Dyneley House is a research active practice delivering studies from the National Institute for Health Research (NIHR). We also work with the NIHR supported Patient Recruitment Centre (PRC) located at Bradford Royal Infirmary. The NIHR is funded by the Department of Health and delivers research in both the NHS and non-NHS settings. Research is used to try and find the causes of diseases and to find better treatments and services for those diseases and improve patient care – in other words to try and find better ways of looking after patients and keeping people healthy.

A key requirement for anyone involved in the conduct of clinical research is Good Clinical Practice (GCP) for research training. GCP is the guideline and standard to which all NHS research is conducted.

What is primary care research?

The Yorkshire and Humber Regional Research Development Netwrok (RDN) and the Bradford PRC work in collaboration with researchers and primary care practitioners such as GPs and practice nurses to promote the successful delivery of health and social care research. A wide range of research studies are supported which look at:

  • Promoting a healthier lifestyle;
  • Disease diagnosis and prevention;
  • Management of long-term illnesses such as diabetes or hypertension;
  • Prevention of future ill-health;
  • Treating common conditions such as tonsillitis or influenza.

What are the benefits of GP practices taking part in research?

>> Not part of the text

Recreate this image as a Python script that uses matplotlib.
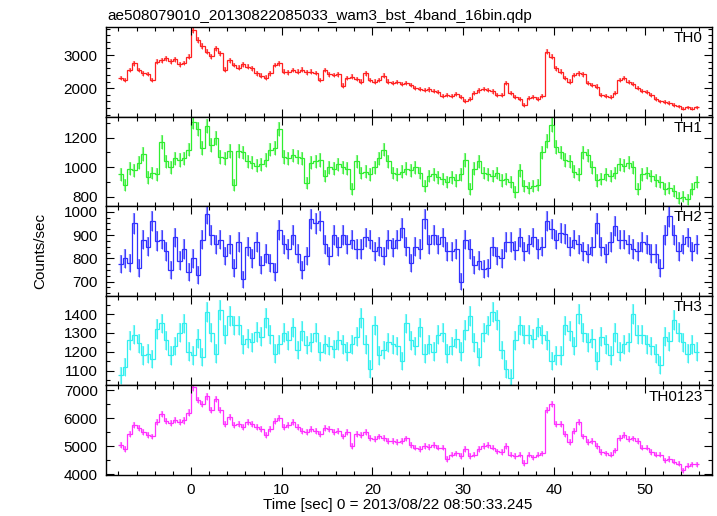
import matplotlib
matplotlib.use('Agg')
import matplotlib.pyplot as plt
from matplotlib.ticker import MultipleLocator
import numpy as np

plt.rcParams['font.family'] = ['Liberation Sans', 'DejaVu Sans']

BIN = 0.5
time = -7.75 + BIN * np.arange(128)

th0 = [2300, 2250, 2550, 2750, 2550, 2450, 2430, 2250, 2800, 2850,
       2900, 2820, 2880, 2720, 2760, 2950, 3750, 3450, 3280, 3100,
       2960, 3200, 3050, 2560, 2850, 2700, 2620, 2720, 2650, 2600,
       2450, 2380, 2320, 2450, 2700, 2750, 2500, 2480, 2550, 2500,
       2560, 2480, 2500, 2460, 2250, 2550, 2420, 2400, 2420, 2080,
       2300, 2350, 2280, 2200, 2450, 2250, 2200, 2250, 2380, 2200,
       2150, 2180, 2120, 2160, 2100, 2000, 1980, 1950, 1960, 1920,
       1880, 1760, 1800, 1750, 1820, 1720, 1620, 1680, 1850, 1930,
       1980, 1950, 1900, 1780, 1800, 2150, 1850, 1720, 1680, 1500,
       1700, 1720, 1680, 1750, 3100, 2950, 2600, 2500, 2300, 2200,
       2400, 2450, 2420, 2150, 2100, 2050, 1780, 1750, 1720, 1850,
       2250, 2300, 2180, 2120, 2000, 1920, 1880, 1800, 1680, 1600,
       1580, 1560, 1500, 1450, 1380, 1420, 1380, 1420]

th1 = [950, 880, 990, 980, 1030, 1090, 930, 960, 950, 1170,
       1040, 1000, 1060, 1050, 1060, 1120, 1310, 1260, 1130, 1280,
       1150, 1200, 1070, 1060, 1110, 880, 1110, 1100, 1040, 1030,
       1010, 1020, 1050, 1120, 1130, 1260, 1070, 1060, 1080, 1070,
       1060, 890, 1030, 1040, 1050, 940, 1000, 990, 1020, 1000,
       990, 850, 1040, 960, 970, 950, 1000, 1060, 1120, 1040,
       960, 950, 970, 990, 980, 1000, 960, 870, 940, 950,
       930, 920, 900, 930, 910, 950, 1050, 850, 990, 1040,
       960, 950, 940, 960, 910, 920, 900, 830, 980, 870,
       860, 870, 880, 1100, 1180, 1290, 1140, 1100, 1050, 1040,
       970, 950, 1100, 1080, 1000, 910, 920, 950, 940, 960,
       1020, 1010, 1030, 1000, 850, 950, 960, 940, 910, 900,
       850, 860, 840, 790, 800, 780, 850, 900]

th2 = [775, 800, 780, 950, 760, 880, 850, 960, 875, 880,
       830, 750, 890, 790, 840, 740, 800, 730, 880, 990,
       900, 860, 880, 810, 860, 760, 870, 710, 850, 800,
       870, 770, 820, 780, 740, 920, 860, 840, 900, 820,
       750, 810, 970, 950, 960, 860, 810, 900, 850, 900,
       860, 880, 840, 840, 890, 880, 830, 850, 810, 880,
       845, 880, 930, 850, 780, 850, 840, 970, 860, 900,
       860, 890, 830, 830, 840, 700, 880, 840, 770, 790,
       755, 760, 850, 810, 800, 870, 870, 835, 890, 830,
       860, 890, 840, 850, 960, 925, 880, 910, 905, 850,
       880, 860, 830, 820, 850, 950, 850, 820, 870, 940,
       880, 880, 860, 840, 830, 870, 860, 820, 820, 760,
       900, 980, 900, 830, 860, 890, 830, 860]

th3 = [1075, 1120, 1260, 1290, 1245, 1180, 1190, 1160, 1320, 1350,
       1260, 1180, 1230, 1300, 1350, 1200, 1180, 1270, 1170, 1410,
       1300, 1190, 1420, 1290, 1390, 1340, 1340, 1240, 1270, 1250,
       1305, 1280, 1380, 1290, 1190, 1240, 1300, 1260, 1330, 1210,
       1310, 1235, 1250, 1300, 1200, 1240, 1230, 1215, 1260, 1240,
       1200, 1240, 1280, 1380, 1240, 1110, 1340, 1180, 1210, 1250,
       1240, 1230, 1150, 1350, 1260, 1230, 1330, 1190, 1240, 1200,
       1290, 1300, 1190, 1230, 1270, 1200, 1315, 1390, 1250, 1170,
       1300, 1340, 1410, 1370, 1210, 1110, 1060, 1260, 1340, 1290,
       1290, 1270, 1330, 1290, 1260, 1150, 1180, 1180, 1340, 1310,
       1230, 1400, 1300, 1250, 1270, 1150, 1280, 1240, 1180, 1300,
       1200, 1240, 1250, 1400, 1290, 1290, 1240, 1230, 1190, 1130,
       1280, 1255, 1370, 1300, 1250, 1190, 1240, 1200]

th0123 = [5050, 4900, 5450, 5750, 5650, 5500, 5400, 5350, 5850, 6150,
          5900, 5820, 5950, 5880, 5920, 6200, 7100, 6650, 6500, 6780,
          6300, 6680, 6300, 5800, 6050, 5750, 5800, 5700, 5850, 5780,
          5700, 5600, 5400, 5600, 5900, 6000, 5700, 5750, 5850, 5700,
          5550, 5500, 5600, 5550, 5450, 5650, 5600, 5500, 5550, 5350,
          5500, 5000, 5450, 5400, 5500, 5300, 5250, 5350, 5300, 5200,
          5200, 5150, 5200, 5280, 5050, 4950, 4900, 5000, 4980, 5050,
          4950, 4950, 4550, 4700, 4750, 4650, 4900, 4650, 4700, 4900,
          5000, 5050, 4950, 4820, 4800, 5000, 4700, 4650, 4700, 4400,
          4700, 4600, 4700, 4750, 6300, 6500, 5800, 5800, 5450, 5150,
          5550, 5850, 5350, 5150, 5200, 5000, 4800, 4750, 4700, 4850,
          5300, 5400, 5250, 5280, 5200, 4950, 4950, 4800, 4700, 4700,
          4500, 4550, 4450, 4380, 4150, 4300, 4350, 4350]

bands = ['TH0', 'TH1', 'TH2', 'TH3', 'TH0123']
series = [th0, th1, th2, th3, th0123]
colors = ['#ff2020', '#30ee30', '#3030ff', '#30f0f0', '#ff30ff']
ylims = [(1140, 3850), (734, 1344), (639, 1024), (1021, 1497), (3975, 7170)]
majors = [1000, 200, 100, 100, 1000]
minors = [200, 100, 25, 50, 500]

fig, axes = plt.subplots(5, 1, sharex=True, figsize=(7.17, 5.16), dpi=100)
fig.subplots_adjust(left=106/717, right=712/717, top=1-27/516,
                    bottom=1-475/516, hspace=0)

edges = np.append(time - BIN/2, time[-1] + BIN/2)
for ax, name, vals, col, yl, mj, mn in zip(axes, bands, series, colors,
                                         ylims, majors, minors):
    vals = np.array(vals, dtype=float)
    err = np.sqrt(vals / BIN)  # poisson error of the count rate
    ax.errorbar(time, vals, yerr=err, fmt='none', ecolor=col, alpha=0.55,
                elinewidth=1.6, capsize=0)
    ax.stairs(vals, edges, color=col, lw=0.9, baseline=None)
    ax.errorbar(time, vals, yerr=err, fmt='none', ecolor=col,
                elinewidth=0.6, capsize=0)
    ax.set_ylim(yl)
    ax.yaxis.set_major_locator(MultipleLocator(mj))
    ax.yaxis.set_minor_locator(MultipleLocator(mn))
    ax.xaxis.set_major_locator(MultipleLocator(10))
    ax.xaxis.set_minor_locator(MultipleLocator(2))
    ax.tick_params(which='both', direction='in', top=True, right=True,
                   labelsize=11, width=0.8)
    ax.tick_params(which='major', length=6)
    ax.tick_params(which='minor', length=3)
    ax.tick_params(axis='y', pad=6)
    ax.tick_params(axis='x', pad=6)
    for s in ax.spines.values():
        s.set_linewidth(1.0)
    ax.text(0.985, 0.83, name, transform=ax.transAxes, ha='right',
            va='baseline', fontsize=11)

axes[-1].set_xlim(-9.37, 57.44)
fig.text(107/717, 1-20/516, 'ae508079010_20130822085033_wam3_bst_4band_16bin.qdp',
         ha='left', va='baseline', fontsize=11)
fig.text(40/717, 1-251/516, 'Counts/sec', rotation=90, ha='center',
         va='center', fontsize=11)
fig.text(398/717, 1-509/516, 'Time [sec] 0 = 2013/08/22 08:50:33.245',
         ha='center', va='baseline', fontsize=11)

fig.savefig('out.png', dpi=100)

  • It offers patients access to new treatment;
  • It brings new dimensions to practice and added skills to those involved;
  • It provides national gold standard training for research;
  • It offers mentorship and support to those involved in research within practice

How can you help and take part?

Participating as a patient in a research project is entirely voluntary and you have the option of withdrawing at any time. You are under no obligation to participate in any research project and your care and your relationship with your doctor or nurse will not be affected in any way if you decide not to take part in a research study. You will always be asked if you wish to take part in a reserch project.

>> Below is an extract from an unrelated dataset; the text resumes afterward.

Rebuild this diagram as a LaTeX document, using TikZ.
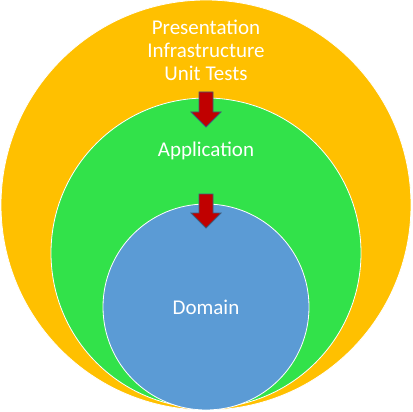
\documentclass[tikz,border=0pt]{standalone}
\usepackage{fontspec}
\setmainfont{Carlito}
\definecolor{outerorange}{RGB}{255,192,0}
\definecolor{midgreen}{RGB}{50,226,74}
\definecolor{coreblue}{RGB}{91,155,213}
\definecolor{arrowred}{RGB}{192,0,0}
\definecolor{arrowedge}{RGB}{65,90,120}
\tikzset{
  ring/.style={circle, draw=white, line width=0.8pt, inner sep=0pt},
  ringtext/.style={text=white, font=\fontsize{21}{23}\selectfont, align=center},
  downarrow/.style={fill=arrowred, draw=arrowedge, line width=0.8pt, line join=miter}
}
\begin{document}
\begin{tikzpicture}[x=1pt,y=-1pt]
\useasboundingbox (0,0) rectangle (413,412);
\node[ring, fill=outerorange, minimum size=410pt] (outer) at (206,205) {};
\node[ring, fill=midgreen, minimum size=310pt] (middle) at (206,253) {};
\node[ring, fill=coreblue, minimum size=206pt] (core) at (206,307) {};
\node[ringtext] (layers) at (206,50) {Presentation\\Infrastructure\\Unit Tests};
\node[ringtext] (app) at (206,151) {Application};
\node[ringtext] (dom) at (206,307) {Domain};
\draw[downarrow]
(199,92)--(213,92)--(213,112)--(221,112)--(206,127)--(191,112)--(199,112)--cycle;
\draw[downarrow]
(199,194)--(213,194)--(213,213)--(221,213)--(206,228)--(191,213)--(199,213)--cycle;
\end{tikzpicture}
\end{document}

There are various ways a patient can become involved in studies:

  • A doctor or nurse may talk to you about a particular study and ask whether you would be interested in participating;
  • You may be sent information through the post if we feel you may be a suitable participant;
  • You may read information about a current study in the patient waiting room or on the surgery website and wish to take part by contacting your GP or nurse.

All clinical research carried out is thoroughly checked and approved by ethical committees ensuring it is appropriate and safe to perform.

You will always receive clear information about what taking part in a research study would involve. You will have the opportunity to ask questions and obtain further details about a study.

If you do agree to take part in a study you will be asked to sign a consent form. This will clearly state which parts of your notes (if any) may be looked at for the purposes of the research study. Nobody from outside this practice will be given your contact details or have access to your medical records without your prior consent.

By visiting the National Institute for Health Research website you will find more information about research in primary care.

There is also more information about research for patients on the NHS website.

We are very grateful to any of our patients who have taken part in these studies in the past and would encourage patients to become involved in the future.

“I Am Research” gives patients, the public and health and social care research professionals a chance to shout about how fantastic research is. We aim to raise awareness of the benefits of research and the positive impact it has on people’s lives.